Raffaella Michieli della Società Italiana di Medicina Generale e delle Cure Primarie ha insistito molto sull’adozione del Piano e su quanto i quattro principi andranno a modificare l’approccio dei medici di medicina generale, i primi a entrare in contatto con i pazienti.

Michieli ha insistito inoltre sul ruolo della prevenzione, che deve essere diversa per uomini e donne e che per queste ultime deve tenere conto anche delle mutevoli fasi della vita.
Ha ricordato, altresì, che le donne immigrate fanno poca prevenzione e conoscono poco le strutture e gli screening (l’adesione allo screening mammografico, per esempio, è oltre il 70% nelle donne italiane e il 58% nelle straniere).

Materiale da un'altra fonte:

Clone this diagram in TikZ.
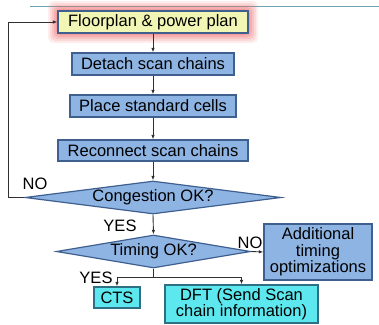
\documentclass[tikz,border=0pt]{standalone}
\usepackage{fontspec}
\setmainfont{Liberation Sans}
\usetikzlibrary{shapes.geometric,arrows.meta,calc}
\definecolor{bluefill}{HTML}{8EB4E3}
\definecolor{blueline}{HTML}{3F5F8F}
\definecolor{cyanfill}{HTML}{5CE8EE}
\definecolor{cyanline}{HTML}{2F6F85}
\definecolor{yelfill}{HTML}{F2F6B4}
\definecolor{glow}{HTML}{EE7070}
\definecolor{topline}{HTML}{6FA3B3}
\definecolor{conn}{HTML}{303030}
\begin{document}
\begin{tikzpicture}[x=1bp,y=-1bp,
  every node/.style={font=\fontsize{16.5bp}{16.5bp}\selectfont, inner sep=0pt, align=center},
  bluebox/.style={draw=blueline, line width=1.2bp, fill=bluefill, rectangle},
  cyanbox/.style={draw=cyanline, line width=1.2bp, fill=cyanfill, rectangle},
  yelbox/.style={draw=blueline, line width=1.2bp, fill=yelfill, rectangle},
  decision/.style={draw=blueline, line width=1.2bp, fill=bluefill, diamond, aspect=7},
  conn/.style={draw=conn, line width=0.9bp},
  arr/.style={conn, -{Latex[length=4.5bp,width=3.5bp]}},
  lbl/.style={font=\fontsize{16.5bp}{16.5bp}\selectfont}
]
\useasboundingbox (0,0) rectangle (379,325);
\draw[topline, line width=1bp] (30,6) -- (379,6);
% glow
\foreach \e/\o in {10/0.12,8/0.16,6/0.2,4/0.25,2/0.3}{
  \fill[glow, opacity=\o, rounded corners=5bp] ($(58,11)+(-\e,-\e)$) rectangle ($(248,33)+(\e,\e)$);
}
\node[yelbox, minimum width=190bp, minimum height=22bp] (floor) at (153,22) {Floorplan \& power plan};
\node[bluebox, minimum width=162bp, minimum height=22bp] (detach) at (153,64) {Detach scan chains};
\node[bluebox, minimum width=166bp, minimum height=22bp] (place) at (153,106) {Place standard cells};
\node[bluebox, minimum width=190bp, minimum height=21bp] (recon) at (153,150.5) {Reconnect scan chains};
\node[decision, minimum width=256bp, minimum height=33bp] (cong) at (153,197.5) {Congestion OK?};
\node[decision, minimum width=179bp, minimum height=33bp] (timing) at (153.5,251.5) {Timing OK?};
\node[bluebox, minimum width=108bp, minimum height=56bp] (addl) at (318,252) {Additional\\timing\\optimizations};
\node[cyanbox, minimum width=46bp, minimum height=21bp] (cts) at (117,297.5) {CTS};
\node[cyanbox, minimum width=153bp, minimum height=38bp] (dft) at (241.5,304) {DFT (Send Scan\\chain information)};
\coordinate (loop) at (8,197.5);
\coordinate (split) at (153.5,277);
\draw[arr] (floor) -- (detach);
\draw[arr] (detach) -- (place);
\draw[arr] (place) -- (recon);
\draw[arr] (recon) -- (cong.north);
\draw[arr] (cong.south) -- (timing.north);
\draw[arr] (cong.west) -- (loop) |- (floor.west);
\draw[arr] (timing.east) -- (addl.west);
\draw[conn] (timing.south) -- (split);
\draw[arr] (split) -| (cts.north);
\draw[arr] (split) -| (dft.north);
\node[lbl] (no1) at (35,184) {NO};
\node[lbl] (yes1) at (120,226) {YES};
\node[lbl] (no2) at (250,243) {NO};
\node[lbl] (yes2) at (96,277.5) {YES};
\end{tikzpicture}
\end{document}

Un ultimo aspetto ricordato da Michieli è la cronicità delle patologie, fenomeno in crescita anche per il progressivo allungamento dell’età media, che interessano in prevalenza le donne (11 donne contro 9 uomini), le quali, tra l’altro, sono chiamate a farsi prendersi cura dei propri familiari malati e della conseguente necessità di una revisione-implementazione del citato Piano.

«La medicina di precisione è nata e si sta sviluppando insieme al numero di informazioni genetiche e molecolari via via disponibili», ha sostenuto Alessandra Carè, responsabile del Centro di riferimento per la medicina di genere dell’Istituto Superiore di Sanità.
«L’ISS da anni fa ricerca in tal senso, anche se gli studi clinici sono ancora molto sbilanciati. Siamo ancora al primo passo: se l’Italia con il suo percorso istitutivo della medicina di genere è all’avanguardia nel mondo, va ancora istituito un “osservatorio”.

Il 28 gennaio 2020 parteciperemo alla prima riunione con le regioni per capire quale percorso intraprendere.
Tuttavia, risultano ancora imprescindibili i percorsi di formazione e informazione perché la medicina di genere è ancora confinata in ambiti molto focalizzati sebbene, soprattutto in ambito oncologico, la target therapy abbia dato risultati importanti.
Gli studi hanno, per esempio, evidenziato una maggiore reattività femminile ad alcuni tumori come il melanoma, dove la mortalità nell’uomo è del 4,1% e quella delle donne dell’1,7%.

Lo studio delle differenze di genere nello sviluppo e nella cura dei tumori, attraverso il riconoscimento dell’attività degli ormoni sessuali come fattori di crescita per i tumori al seno e alla prostata, ha rappresentato uno dei primi esempi di medicina di precisione.
In questo ambito sono stati infatti identificati diversi geni, e le relative mutazioni, che predispongono o causano l’insorgenza di un tumore, come nel caso dei geni BRCA 1 e 2 per cancro a seno e ovaie.
Stanti i progressi degli ultimi anni, siamo solo all’inizio di questa “nuova era” della medicina, per il cui sviluppo servirà un forte impegno unito a investimento economici adeguati.